───── Entries provided

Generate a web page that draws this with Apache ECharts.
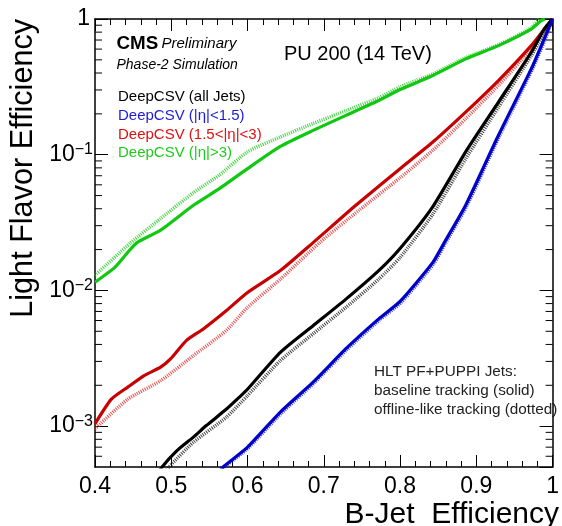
<!DOCTYPE html>
<html>
<head>
<meta charset="utf-8">
<script src="https://cdn.jsdelivr.net/npm/echarts@6/dist/echarts.min.js"></script>
<style>
  html, body { margin: 0; padding: 0; background: #fff; }
  #chart { width: 562px; height: 526px; }
</style>
</head>
<body>
<div id="chart"></div>
<script>
// values (x = b-jet eff, y = light flavour eff)
const xAllSolid = [0.480, 0.488, 0.5075, 0.529, 0.546, 0.572, 0.589, 0.600, 0.643, 0.686, 0.729, 0.772, 0.800, 0.843, 0.886, 0.929, 0.972, 0.989, 1.000];
const yAllSolid = [0.00042, 0.0005, 0.00066, 0.00083, 0.00101, 0.00133, 0.00163, 0.00187, 0.0035, 0.0055, 0.00863, 0.0140, 0.0204, 0.0415, 0.105, 0.244, 0.569, 0.843, 1.0];
const xAllDotted = [0.490, 0.497, 0.529, 0.572, 0.600, 0.643, 0.686, 0.729, 0.772, 0.800, 0.843, 0.886, 0.929, 0.972, 1.000];
const yAllDotted = [0.00043, 0.0005, 0.00076, 0.00116, 0.00168, 0.00304, 0.00479, 0.0075, 0.0121, 0.0175, 0.0365, 0.0933, 0.224, 0.537, 1.0];

const xBarrelSolid = [0.565, 0.568, 0.600, 0.643, 0.686, 0.729, 0.772, 0.800, 0.843, 0.858, 0.886, 0.929, 0.972, 0.989, 1.000];
const yBarrelSolid = [0.00048, 0.0005, 0.0007, 0.00127, 0.00211, 0.00372, 0.00617, 0.0083, 0.0161, 0.0225, 0.0424, 0.139, 0.429, 0.713, 1.0];
const xBarrelDotted = [0.566, 0.570, 0.601, 0.644, 0.687, 0.730, 0.773, 0.801, 0.844, 0.859, 0.887, 0.930, 0.973, 0.990, 1.000];
const yBarrelDotted = [0.00047, 0.0005, 0.00069, 0.00124, 0.00207, 0.00365, 0.00605, 0.0081, 0.0157, 0.0220, 0.0414, 0.136, 0.421, 0.703, 1.0];

const xEndcapSolid = [0.400, 0.4215, 0.443, 0.4645, 0.486, 0.499, 0.520, 0.542, 0.572, 0.600, 0.643, 0.686, 0.742, 0.800, 0.843, 0.886, 0.929, 0.972, 0.996, 1.000];
const yEndcapSolid = [0.00104, 0.00158, 0.00194, 0.00236, 0.00272, 0.00313, 0.00429, 0.00520, 0.00708, 0.00966, 0.0140, 0.0225, 0.0424, 0.0789, 0.124, 0.206, 0.352, 0.637, 0.944, 1.0];
const xEndcapDotted = [0.400, 0.443, 0.486, 0.529, 0.572, 0.600, 0.643, 0.6946, 0.746, 0.800, 0.843, 0.886, 0.929, 0.972, 1.000];
const yEndcapDotted = [0.000955, 0.00158, 0.00216, 0.00331, 0.00506, 0.0075, 0.0121, 0.0225, 0.0389, 0.0676, 0.108, 0.184, 0.324, 0.603, 1.0];

const xForwardSolid = [0.400, 0.426, 0.443, 0.455, 0.486, 0.529, 0.563, 0.600, 0.643, 0.686, 0.729, 0.772, 0.800, 0.843, 0.886, 0.929, 0.972, 0.985, 0.990];
const yForwardSolid = [0.0115, 0.0148, 0.0191, 0.0225, 0.0278, 0.0424, 0.0562, 0.0789, 0.115, 0.151, 0.195, 0.251, 0.302, 0.383, 0.508, 0.637, 0.843, 0.973, 1.0];
const xForwardDotted = [0.400, 0.447, 0.486, 0.529, 0.563, 0.600, 0.643, 0.686, 0.729, 0.772, 0.800, 0.843, 0.886, 0.929, 0.972, 0.982];
const yForwardDotted = [0.0129, 0.0225, 0.0339, 0.0525, 0.0708, 0.105, 0.135, 0.170, 0.211, 0.263, 0.316, 0.394, 0.519, 0.646, 0.861, 1.0];

const legendLabels = ['DeepCSV (all Jets)', 'DeepCSV (|η|<1.5)', 'DeepCSV (1.5<|η|<3)', 'DeepCSV (|η|>3)'];
const legendColors = ['#000000', '#1c1cd6', '#dd1111', '#1ccc1c'];
const noteLines = ['HLT PF+PUPPI Jets:', 'baseline tracking (solid)', 'offline-like tracking (dotted)'];

const yMinorTicks = [0.0006, 0.0007, 0.0008, 0.0009,
  0.002, 0.003, 0.004, 0.005, 0.006, 0.007, 0.008, 0.009,
  0.02, 0.03, 0.04, 0.05, 0.06, 0.07, 0.08, 0.09,
  0.2, 0.3, 0.4, 0.5, 0.6, 0.7, 0.8, 0.9];

const FONT = "'Liberation Sans', Arial, Helvetica, sans-serif";
const zip = (xs, ys) => xs.map((x, i) => [x, ys[i]]);

function curve(name, xs, ys, color, dotted) {
  return {
    name: name,
    type: 'line',
    data: zip(xs, ys),
    showSymbol: false,
    smooth: 0.2,
    clip: true,
    z: dotted ? 2 : 3,
    lineStyle: {
      color: color,
      width: dotted ? 3.5 : 3.2,
      type: dotted ? [1, 1.2] : 'solid',
      opacity: dotted ? 0.85 : 1,
      join: 'round'
    },
    emphasis: { disabled: true }
  };
}

const chart = echarts.init(document.getElementById('chart'));

const supLabel = v => {
  const e = Math.round(Math.log10(v));
  if (Math.abs(Math.log10(v) - e) > 0.01) return '';
  if (e === 0) return '{one|1}';
  return '{b|10}{s|−' + (-e) + '}';
};

const texts = [];
texts.push({ type: 'text', x: 116.5, y: 44, style: { text: 'CMS', font: 'bold 18.8px ' + FONT, fill: '#000', textVerticalAlign: 'middle' } });
texts.push({ type: 'text', x: 161.5, y: 44, style: { text: 'Preliminary', font: 'italic 15px ' + FONT, fill: '#000', textVerticalAlign: 'middle' } });
texts.push({ type: 'text', x: 116.5, y: 65, style: { text: 'Phase-2 Simulation', font: 'italic 14px ' + FONT, fill: '#000', textVerticalAlign: 'middle' } });
texts.push({ type: 'text', x: 284, y: 54.5, style: { text: 'PU 200 (14 TeV)', font: '20px ' + FONT, fill: '#000', textVerticalAlign: 'middle' } });
legendLabels.forEach((t, i) => {
  texts.push({ type: 'text', x: 118, y: 97 + i * 18.7, style: { text: t, font: '15px ' + FONT, fill: legendColors[i], textVerticalAlign: 'middle' } });
});
noteLines.forEach((t, i) => {
  texts.push({ type: 'text', x: 374, y: 371.5 + i * 19.2, style: { text: t, font: '15.3px ' + FONT, fill: '#222', textVerticalAlign: 'middle' } });
});
texts.push({ type: 'text', x: 24, y: 19, rotation: Math.PI / 2, style: { text: 'Light Flavor Efficiency', font: '30.6px ' + FONT, fill: '#000', textAlign: 'right', textVerticalAlign: 'middle' } });
texts.push({ type: 'text', x: 559, y: 515, style: { text: 'B-Jet  Efficiency', font: '30px ' + FONT, fill: '#000', textAlign: 'right', textVerticalAlign: 'middle' } });

const xAxisBase = {
  type: 'value', min: 0.4, max: 1, interval: 0.1,
  axisLine: { show: true, onZero: false, lineStyle: { color: '#000', width: 1.5 } },
  axisTick: { show: true, inside: true, length: 12, lineStyle: { color: '#000', width: 1 } },
  minorTick: { show: true, splitNumber: 5, length: 6, lineStyle: { color: '#000', width: 1 } },
  splitLine: { show: false }
};
const yAxisBase = {
  type: 'log', logBase: 10, min: 0.0005, max: 1,
  axisLine: { show: true, onZero: false, lineStyle: { color: '#000', width: 1.5 } },
  axisTick: { show: true, inside: true, length: 13, lineStyle: { color: '#000', width: 1 } },
  splitLine: { show: false }
};

chart.setOption({
  animation: false,
  backgroundColor: '#fff',
  grid: { left: 95, right: 2, top: 19, bottom: 59, containLabel: false },
  xAxis: [
    Object.assign({}, xAxisBase, {
      position: 'bottom',
      axisLabel: { margin: 8, fontSize: 23, fontFamily: FONT, color: '#000' }
    }),
    Object.assign({}, xAxisBase, { position: 'top', axisLabel: { show: false } })
  ],
  yAxis: [
    Object.assign({}, yAxisBase, {
      position: 'left',
      axisLabel: {
        margin: 2, formatter: supLabel, showMinLabel: false,
        rich: {
          b: { fontSize: 23, fontFamily: FONT, color: '#000', lineHeight: 26 },
          s: { fontSize: 16, fontFamily: FONT, color: '#000', verticalAlign: 'top', lineHeight: 18 },
          one: { fontSize: 23, fontFamily: FONT, color: '#000', padding: [0, 3, 0, 0] }
        }
      }
    }),
    Object.assign({}, yAxisBase, { position: 'right', axisLabel: { show: false } })
  ],
  graphic: texts,
  series: [
    curve('fwd dotted', xForwardDotted, yForwardDotted, '#22cc22', true),
    curve('end dotted', xEndcapDotted, yEndcapDotted, '#e23030', true),
    curve('all dotted', xAllDotted, yAllDotted, '#222222', true),
    curve('bar dotted', xBarrelDotted, yBarrelDotted, '#2020d0', true),
    curve('fwd solid', xForwardSolid, yForwardSolid, '#11c811', false),
    curve('end solid', xEndcapSolid, yEndcapSolid, '#c80000', false),
    curve('all solid', xAllSolid, yAllSolid, '#000000', false),
    curve('bar solid', xBarrelSolid, yBarrelSolid, '#0000c8', false),
    {
      // ROOT style minor ticks on the log axis, left and right frame
      type: 'custom',
      silent: true,
      clip: false,
      data: yMinorTicks.map(v => [0.4, v]),
      encode: { x: 0, y: 1 },
      renderItem: function (params, api) {
        const cs = params.coordSys;
        const p = api.coord([api.value(0), api.value(1)]);
        const st = { stroke: '#000', lineWidth: 1 };
        return {
          type: 'group',
          children: [
            { type: 'line', shape: { x1: cs.x, y1: p[1], x2: cs.x + 7, y2: p[1] }, style: st },
            { type: 'line', shape: { x1: cs.x + cs.width - 7, y1: p[1], x2: cs.x + cs.width, y2: p[1] }, style: st }
          ]
        };
      }
    }
  ]
});
</script>
</body>
</html>
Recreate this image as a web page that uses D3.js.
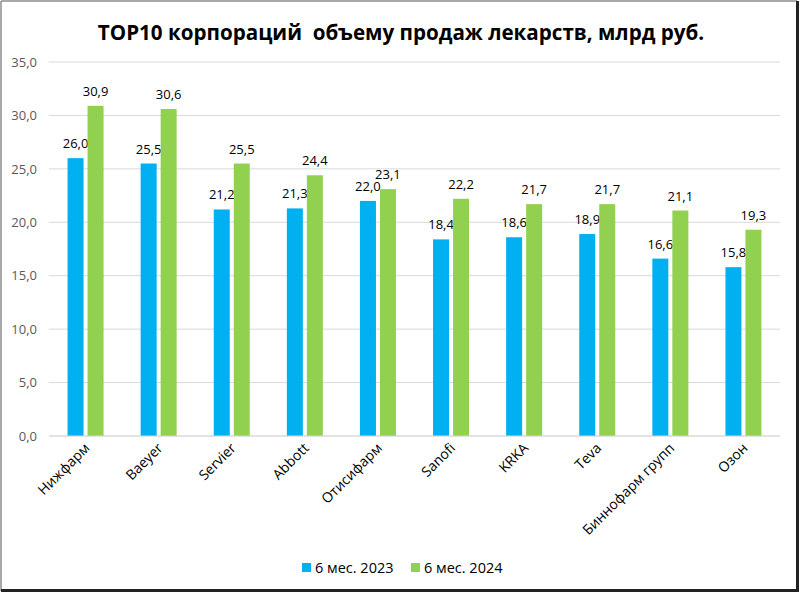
<!DOCTYPE html>
<html><head><meta charset="utf-8">
<script src="https://cdn.jsdelivr.net/npm/d3@7"></script>
<style>
html,body{margin:0;padding:0;background:#fff;}
text{font-family:"Open Sans","Liberation Sans",sans-serif;}
</style></head>
<body><svg id="c" width="800" height="594"></svg>
<script>
const categories = ["Нижфарм","Baeyer","Servier","Abbott","Отисифарм","Sanofi","KRKA","Teva","Биннофарм групп","Озон"];
const series2023 = [26.0,25.5,21.2,21.3,22.0,18.4,18.6,18.9,16.6,15.8];
const series2024 = [30.9,30.6,25.5,24.4,23.1,22.2,21.7,21.7,21.1,19.3];
const seriesNames = ["6 мес. 2023","6 мес. 2024"];
const colors = ["#00B0F0","#92D050"];
const yTicks = [0,5,10,15,20,25,30,35];
const title = "TOP10 корпораций  объему продаж лекарств, млрд руб.";

(function(){
const svg = d3.select("#c");
const W=800,H=594;
const pL=49,pR=780,pT=62,pB=436;
const fmt = v => d3.format(".1f")(v).replace(".",",");

svg.append("rect").attr("x",0).attr("y",0).attr("width",W).attr("height",H).attr("fill","#fff");

const x = d3.scaleBand().domain(categories).range([pL,pR]);
const y = d3.scaleLinear().domain([0,35]).range([pB,pT]);

svg.append("g").selectAll("line").data(yTicks).join("line")
  .attr("x1",pL).attr("x2",pR)
  .attr("y1",d=>y(d)).attr("y2",d=>y(d))
  .attr("stroke","#d9d9d9").attr("stroke-width",1);

const yAxis = d3.axisLeft(y).tickValues(yTicks).tickFormat(fmt).tickSize(0).tickPadding(12);
const ga = svg.append("g").attr("transform",`translate(${pL},0)`).call(yAxis);
ga.select(".domain").remove();
ga.selectAll("text").attr("fill","#595959").style("font-size","13px").style("font-family","'Open Sans',sans-serif");

const bw=16, gap=4;
const data = [series2023,series2024];
data.forEach((s,si)=>{
  const g = svg.append("g");
  const cx = c => x(c)+x.bandwidth()/2 + (si===0 ? -(gap/2+bw) : gap/2);
  g.selectAll("rect").data(s).join("rect")
    .attr("x",(d,i)=>cx(categories[i]))
    .attr("y",d=>y(d)).attr("width",bw).attr("height",d=>y(0)-y(d))
    .attr("fill",colors[si]);
  g.selectAll("text").data(s).join("text")
    .attr("x",(d,i)=>cx(categories[i])+bw/2)
    .attr("y",d=>y(d)-10)
    .attr("text-anchor","middle").attr("fill","#000")
    .style("font-size","13px").text(d=>fmt(d));
});

svg.append("line").attr("x1",pL).attr("x2",pR).attr("y1",y(0)).attr("y2",y(0)).attr("stroke","#d9d9d9");

svg.append("g").selectAll("text").data(categories).join("text")
  .attr("transform",d=>`translate(${x(d)+x.bandwidth()/2+5},${pB+13}) rotate(-45)`)
  .attr("text-anchor","end").attr("fill","#000")
  .style("font-size","14px").text(d=>d);

svg.append("text").attr("x",401).attr("y",40).attr("text-anchor","middle")
  .style("font-size","20.6px").style("font-weight","bold").style("white-space","pre")
  .attr("fill","#000").text(title);

const lg = svg.append("g");
const lx=[302,411];
seriesNames.forEach((n,i)=>{
  lg.append("rect").attr("x",lx[i]).attr("y",563).attr("width",9).attr("height",9).attr("fill",colors[i]);
  lg.append("text").attr("x",lx[i]+13).attr("y",573).style("font-size","14.5px").attr("fill","#000").text(n);
});

svg.append("line").attr("x1",1).attr("x2",1).attr("y1",1).attr("y2",591).attr("stroke","#8c8c8c").attr("stroke-width",1.5);
svg.append("line").attr("x1",1).attr("x2",797).attr("y1",1).attr("y2",1).attr("stroke","#8c8c8c").attr("stroke-width",1.5);
svg.append("line").attr("x1",797.5).attr("x2",797.5).attr("y1",1).attr("y2",592).attr("stroke","#222").attr("stroke-width",3);
svg.append("line").attr("x1",1).attr("x2",799).attr("y1",590.5).attr("y2",590.5).attr("stroke","#222").attr("stroke-width",3);
})();
</script></body></html>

──────────

**The request**
Exactly restate the lines from the beginning of the data through the line with "0.224, 0.537, 1.0];", and no others, keeping pictures out.

**Result for this task**
Generate a web page that draws this with Apache ECharts.
<!DOCTYPE html>
<html>
<head>
<meta charset="utf-8">
<script src="https://cdn.jsdelivr.net/npm/echarts@6/dist/echarts.min.js"></script>
<style>
  html, body { margin: 0; padding: 0; background: #fff; }
  #chart { width: 562px; height: 526px; }
</style>
</head>
<body>
<div id="chart"></div>
<script>
// values (x = b-jet eff, y = light flavour eff)
const xAllSolid = [0.480, 0.488, 0.5075, 0.529, 0.546, 0.572, 0.589, 0.600, 0.643, 0.686, 0.729, 0.772, 0.800, 0.843, 0.886, 0.929, 0.972, 0.989, 1.000];
const yAllSolid = [0.00042, 0.0005, 0.00066, 0.00083, 0.00101, 0.00133, 0.00163, 0.00187, 0.0035, 0.0055, 0.00863, 0.0140, 0.0204, 0.0415, 0.105, 0.244, 0.569, 0.843, 1.0];
const xAllDotted = [0.490, 0.497, 0.529, 0.572, 0.600, 0.643, 0.686, 0.729, 0.772, 0.800, 0.843, 0.886, 0.929, 0.972, 1.000];
const yAllDotted = [0.00043, 0.0005, 0.00076, 0.00116, 0.00168, 0.00304, 0.00479, 0.0075, 0.0121, 0.0175, 0.0365, 0.0933, 0.224, 0.537, 1.0];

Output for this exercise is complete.